Now, with the dust settled, his conciliatory manner has come with something more important: musical consistency. Though his concerts in Philadelphia have lent themselves to quick assemblage because the musicians there have been somewhat active during the lockdown, the Met machinery had to have been rusty but was given the luxury of what was reported to be longer-than-usual rehearsal time.

The orchestra’s old sound was back, and its usual sense of instinctual cohesion was strained only occasionally in the more adventurous moments of the Mahler “Symphony No. 2″ last weekend. In the Verdi “Requiem,” the Met chorus had some sonically opaque moments, though in all fairness, this quasi-Old Testament portrayal of The Last Judgment is not meant to be pretty, and was given high-opera characterization.

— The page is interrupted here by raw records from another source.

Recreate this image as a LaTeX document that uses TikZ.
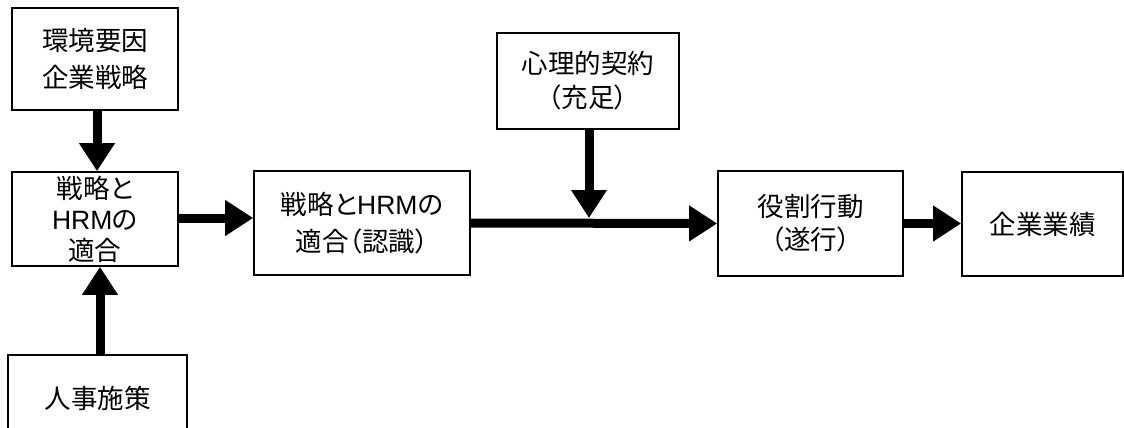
\documentclass[tikz,border=0pt]{standalone}
\usepackage{fontspec}
\setmainfont{Liberation Sans}
\newfontfamily\jp[RawFeature=+palt]{Noto Sans CJK JP}
\usetikzlibrary{arrows.meta}
\tikzset{
  box/.style={draw=black, line width=1.6pt, rectangle, inner sep=0pt, align=center,
    font=\jp\fontsize{26.5}{35}\selectfont},
  flow/.style={line width=9pt, -{Triangle[length=28pt,width=34pt]}}
}
\begin{document}
\begin{tikzpicture}[x=1pt,y=-1pt]
\useasboundingbox (0,0) rectangle (1124,428);
\clip (0,0) rectangle (1124,428);
\node[box, minimum width=166pt, minimum height=102pt, font=\jp\fontsize{26.5}{37}\selectfont] (A) at (95,59) {環境要因\\企業戦略};
\node[box, minimum width=166pt, minimum height=94pt, font=\jp\fontsize{26.5}{31}\selectfont] (B) at (95,219) {戦略と\\{\rmfamily HRM}の\\適合};
\node[box, minimum width=179pt, minimum height=86pt] (C) at (97.5,398) {人事施策};
\node[box, minimum width=216pt, minimum height=104pt, font=\jp\fontsize{26.5}{37}\selectfont] (D) at (362,223) {戦略と{\rmfamily HRM}の\\適合（認識）};
\node[box, minimum width=182pt, minimum height=96pt, font=\jp\fontsize{26.5}{34}\selectfont] (E) at (588,81) {心理的契約\\（充足）};
\node[box, minimum width=185pt, minimum height=105pt, font=\jp\fontsize{26.5}{33}\selectfont] (F) at (810.5,223.5) {役割行動\\（遂行）};
\node[box, minimum width=161pt, minimum height=104pt] (G) at (1042.5,224) {企業業績};
\coordinate (J) at (589,218);
\draw[flow] (A.south -| 97,0) -- (B.north -| 97,0);
\draw[flow] (C.north -| 100,0) -- (B.south -| 100,0);
\draw[flow] (B.east |- 0,218) -- (D.west |- 0,218);
\draw[flow] (D.east) -- (F.west);
\draw[flow] (E.south -| J) -- (J);
\draw[flow] (F.east) -- (G.west |- F.east);
\end{tikzpicture}
\end{document}
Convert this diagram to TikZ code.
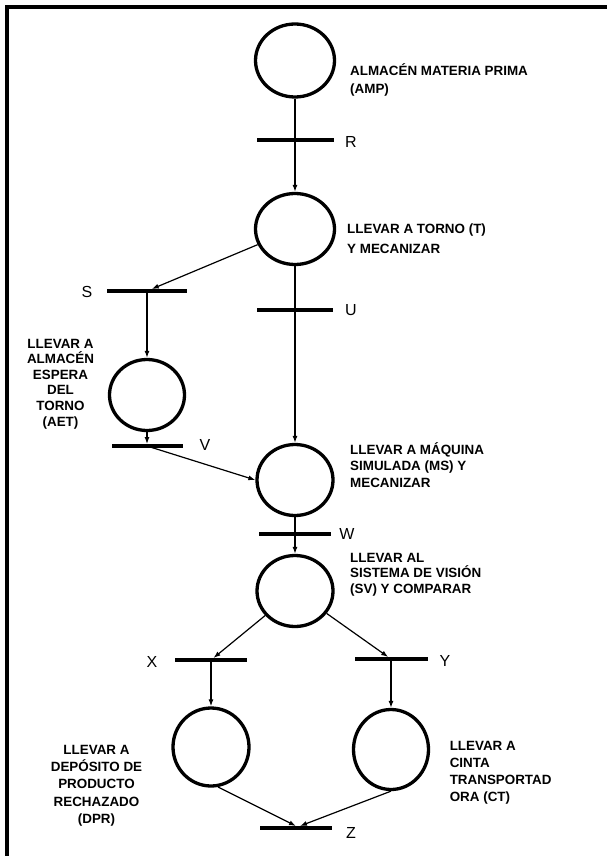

The best news is how Nézet-Séguin got the solo singers to give their best. Soprano Ailyn Pérez not only nailed her high-wire solo moments but made them feel unusually celestial. Bass Eric Owens had a welcomed elegance that allowed his sense of gravity to emerge more clearly. Mezzo-soprano Michelle DeYoung sang with a precision and sense of ensemble that eluded her in some of her Philadelphia appearances. Tenor Matthew Polenzani projected the words with highly personalized imagination.

But Nézet-Séguin’s success here doesn’t necessarily presage any departure from Philadelphia. The Met is a huge boat and he is only one of the captains.